SET PROBLEM: Reproduce each line of the material exactly, minus any picture.

DATA SHOWN:
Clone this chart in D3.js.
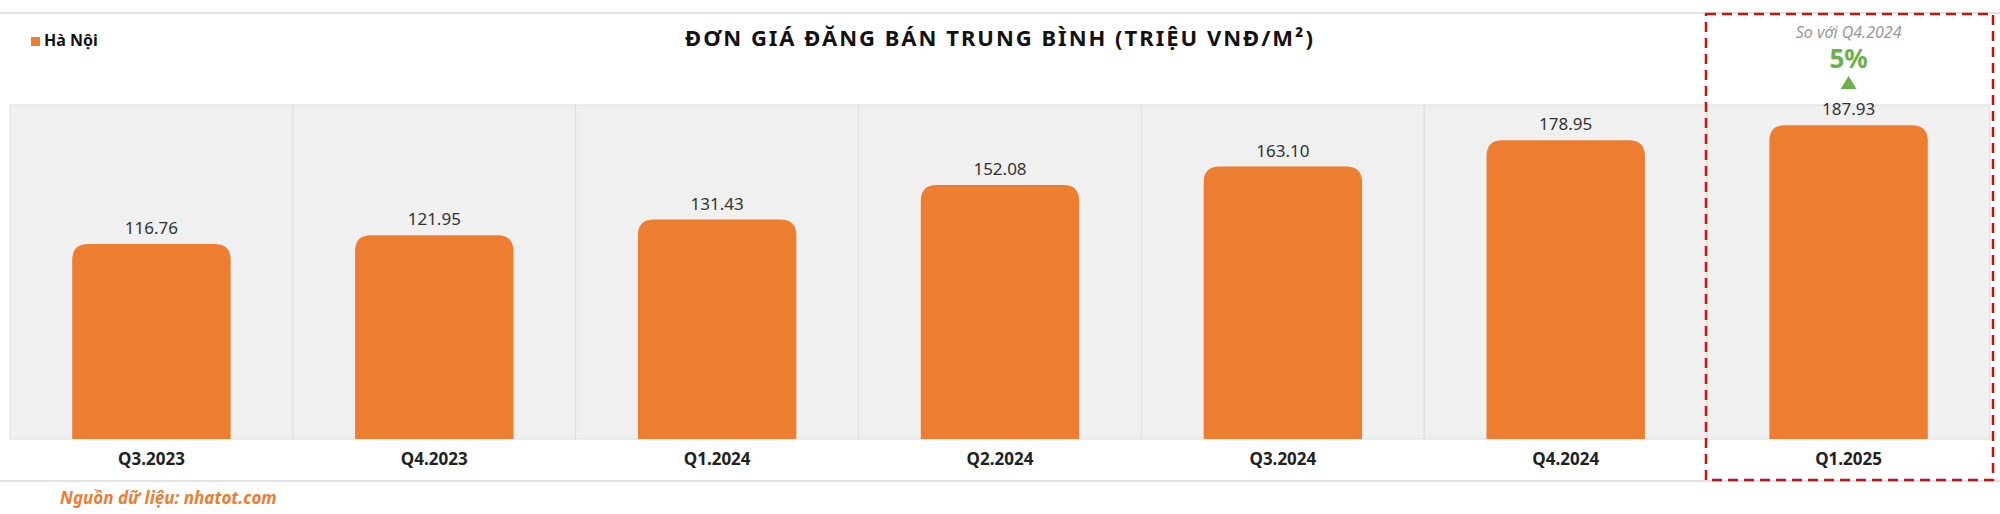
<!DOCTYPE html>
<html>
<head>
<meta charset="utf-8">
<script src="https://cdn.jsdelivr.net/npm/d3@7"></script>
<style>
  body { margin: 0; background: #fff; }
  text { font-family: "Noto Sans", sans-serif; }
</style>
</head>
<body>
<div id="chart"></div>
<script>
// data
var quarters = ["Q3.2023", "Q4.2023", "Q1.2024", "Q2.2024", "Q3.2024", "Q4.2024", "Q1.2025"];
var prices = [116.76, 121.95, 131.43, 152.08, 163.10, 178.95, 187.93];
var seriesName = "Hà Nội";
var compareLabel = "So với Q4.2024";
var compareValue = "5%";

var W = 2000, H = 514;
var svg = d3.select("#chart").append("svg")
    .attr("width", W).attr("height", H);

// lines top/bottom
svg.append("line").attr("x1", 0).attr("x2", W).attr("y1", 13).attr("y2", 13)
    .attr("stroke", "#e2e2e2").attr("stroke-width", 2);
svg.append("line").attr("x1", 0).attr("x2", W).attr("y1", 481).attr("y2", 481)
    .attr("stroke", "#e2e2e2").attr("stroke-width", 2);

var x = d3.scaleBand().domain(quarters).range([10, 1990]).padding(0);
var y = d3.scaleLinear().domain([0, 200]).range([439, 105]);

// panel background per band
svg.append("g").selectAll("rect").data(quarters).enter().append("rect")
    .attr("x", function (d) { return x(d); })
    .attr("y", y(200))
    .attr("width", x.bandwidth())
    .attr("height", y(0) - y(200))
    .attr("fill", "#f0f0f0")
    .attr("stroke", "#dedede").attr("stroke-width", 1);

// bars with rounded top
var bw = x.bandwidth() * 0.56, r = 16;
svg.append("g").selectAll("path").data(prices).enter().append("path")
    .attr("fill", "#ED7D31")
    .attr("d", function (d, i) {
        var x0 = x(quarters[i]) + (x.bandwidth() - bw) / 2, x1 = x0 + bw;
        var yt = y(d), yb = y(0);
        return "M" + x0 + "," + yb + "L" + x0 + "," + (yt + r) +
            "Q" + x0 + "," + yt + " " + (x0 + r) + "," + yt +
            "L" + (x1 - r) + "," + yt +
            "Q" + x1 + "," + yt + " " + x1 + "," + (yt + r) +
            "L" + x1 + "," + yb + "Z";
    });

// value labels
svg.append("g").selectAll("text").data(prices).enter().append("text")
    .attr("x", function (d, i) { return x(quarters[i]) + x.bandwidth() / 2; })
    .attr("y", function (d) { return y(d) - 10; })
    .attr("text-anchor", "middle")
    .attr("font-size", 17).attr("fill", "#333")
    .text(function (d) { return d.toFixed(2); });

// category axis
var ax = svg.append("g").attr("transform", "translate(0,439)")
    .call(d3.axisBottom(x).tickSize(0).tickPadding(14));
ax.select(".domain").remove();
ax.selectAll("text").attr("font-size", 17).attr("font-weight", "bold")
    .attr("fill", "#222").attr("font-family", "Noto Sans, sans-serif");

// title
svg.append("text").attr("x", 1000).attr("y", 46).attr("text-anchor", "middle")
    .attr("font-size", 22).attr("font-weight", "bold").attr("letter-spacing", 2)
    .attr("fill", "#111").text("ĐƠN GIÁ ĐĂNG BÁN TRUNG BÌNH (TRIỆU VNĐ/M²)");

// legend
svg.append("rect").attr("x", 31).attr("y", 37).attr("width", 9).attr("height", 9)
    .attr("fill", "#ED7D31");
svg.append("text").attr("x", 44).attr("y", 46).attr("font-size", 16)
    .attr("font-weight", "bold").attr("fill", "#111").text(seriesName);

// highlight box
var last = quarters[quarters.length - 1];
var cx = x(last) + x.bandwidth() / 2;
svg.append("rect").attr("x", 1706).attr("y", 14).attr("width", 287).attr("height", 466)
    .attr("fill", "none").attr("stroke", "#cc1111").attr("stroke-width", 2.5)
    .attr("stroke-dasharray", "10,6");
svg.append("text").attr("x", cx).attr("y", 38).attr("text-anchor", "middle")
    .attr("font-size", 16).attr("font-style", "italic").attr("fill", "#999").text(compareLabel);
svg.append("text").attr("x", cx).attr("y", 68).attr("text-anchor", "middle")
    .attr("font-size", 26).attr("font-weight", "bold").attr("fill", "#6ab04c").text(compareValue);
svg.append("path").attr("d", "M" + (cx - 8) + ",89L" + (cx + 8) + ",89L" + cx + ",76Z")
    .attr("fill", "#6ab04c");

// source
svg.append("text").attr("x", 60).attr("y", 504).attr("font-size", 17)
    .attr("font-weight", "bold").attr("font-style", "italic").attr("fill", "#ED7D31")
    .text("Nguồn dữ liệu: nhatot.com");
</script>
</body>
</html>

FULL SOLUTION:
Clone this chart in D3.js.
<!DOCTYPE html>
<html>
<head>
<meta charset="utf-8">
<script src="https://cdn.jsdelivr.net/npm/d3@7"></script>
<style>
  body { margin: 0; background: #fff; }
  text { font-family: "Noto Sans", sans-serif; }
</style>
</head>
<body>
<div id="chart"></div>
<script>
// data
var quarters = ["Q3.2023", "Q4.2023", "Q1.2024", "Q2.2024", "Q3.2024", "Q4.2024", "Q1.2025"];
var prices = [116.76, 121.95, 131.43, 152.08, 163.10, 178.95, 187.93];
var seriesName = "Hà Nội";
var compareLabel = "So với Q4.2024";
var compareValue = "5%";

var W = 2000, H = 514;
var svg = d3.select("#chart").append("svg")
    .attr("width", W).attr("height", H);

// lines top/bottom
svg.append("line").attr("x1", 0).attr("x2", W).attr("y1", 13).attr("y2", 13)
    .attr("stroke", "#e2e2e2").attr("stroke-width", 2);
svg.append("line").attr("x1", 0).attr("x2", W).attr("y1", 481).attr("y2", 481)
    .attr("stroke", "#e2e2e2").attr("stroke-width", 2);

var x = d3.scaleBand().domain(quarters).range([10, 1990]).padding(0);
var y = d3.scaleLinear().domain([0, 200]).range([439, 105]);

// panel background per band
svg.append("g").selectAll("rect").data(quarters).enter().append("rect")
    .attr("x", function (d) { return x(d); })
    .attr("y", y(200))
    .attr("width", x.bandwidth())
    .attr("height", y(0) - y(200))
    .attr("fill", "#f0f0f0")
    .attr("stroke", "#dedede").attr("stroke-width", 1);

// bars with rounded top
var bw = x.bandwidth() * 0.56, r = 16;
svg.append("g").selectAll("path").data(prices).enter().append("path")
    .attr("fill", "#ED7D31")
    .attr("d", function (d, i) {
        var x0 = x(quarters[i]) + (x.bandwidth() - bw) / 2, x1 = x0 + bw;
        var yt = y(d), yb = y(0);
        return "M" + x0 + "," + yb + "L" + x0 + "," + (yt + r) +
            "Q" + x0 + "," + yt + " " + (x0 + r) + "," + yt +
            "L" + (x1 - r) + "," + yt +
            "Q" + x1 + "," + yt + " " + x1 + "," + (yt + r) +
            "L" + x1 + "," + yb + "Z";
    });

// value labels
svg.append("g").selectAll("text").data(prices).enter().append("text")
    .attr("x", function (d, i) { return x(quarters[i]) + x.bandwidth() / 2; })
    .attr("y", function (d) { return y(d) - 10; })
    .attr("text-anchor", "middle")
    .attr("font-size", 17).attr("fill", "#333")
    .text(function (d) { return d.toFixed(2); });

// category axis
var ax = svg.append("g").attr("transform", "translate(0,439)")
    .call(d3.axisBottom(x).tickSize(0).tickPadding(14));
ax.select(".domain").remove();
ax.selectAll("text").attr("font-size", 17).attr("font-weight", "bold")
    .attr("fill", "#222").attr("font-family", "Noto Sans, sans-serif");

// title
svg.append("text").attr("x", 1000).attr("y", 46).attr("text-anchor", "middle")
    .attr("font-size", 22).attr("font-weight", "bold").attr("letter-spacing", 2)
    .attr("fill", "#111").text("ĐƠN GIÁ ĐĂNG BÁN TRUNG BÌNH (TRIỆU VNĐ/M²)");

// legend
svg.append("rect").attr("x", 31).attr("y", 37).attr("width", 9).attr("height", 9)
    .attr("fill", "#ED7D31");
svg.append("text").attr("x", 44).attr("y", 46).attr("font-size", 16)
    .attr("font-weight", "bold").attr("fill", "#111").text(seriesName);

// highlight box
var last = quarters[quarters.length - 1];
var cx = x(last) + x.bandwidth() / 2;
svg.append("rect").attr("x", 1706).attr("y", 14).attr("width", 287).attr("height", 466)
    .attr("fill", "none").attr("stroke", "#cc1111").attr("stroke-width", 2.5)
    .attr("stroke-dasharray", "10,6");
svg.append("text").attr("x", cx).attr("y", 38).attr("text-anchor", "middle")
    .attr("font-size", 16).attr("font-style", "italic").attr("fill", "#999").text(compareLabel);
svg.append("text").attr("x", cx).attr("y", 68).attr("text-anchor", "middle")
    .attr("font-size", 26).attr("font-weight", "bold").attr("fill", "#6ab04c").text(compareValue);
svg.append("path").attr("d", "M" + (cx - 8) + ",89L" + (cx + 8) + ",89L" + cx + ",76Z")
    .attr("fill", "#6ab04c");

// source
svg.append("text").attr("x", 60).attr("y", 504).attr("font-size", 17)
    .attr("font-weight", "bold").attr("font-style", "italic").attr("fill", "#ED7D31")
    .text("Nguồn dữ liệu: nhatot.com");
</script>
</body>
</html>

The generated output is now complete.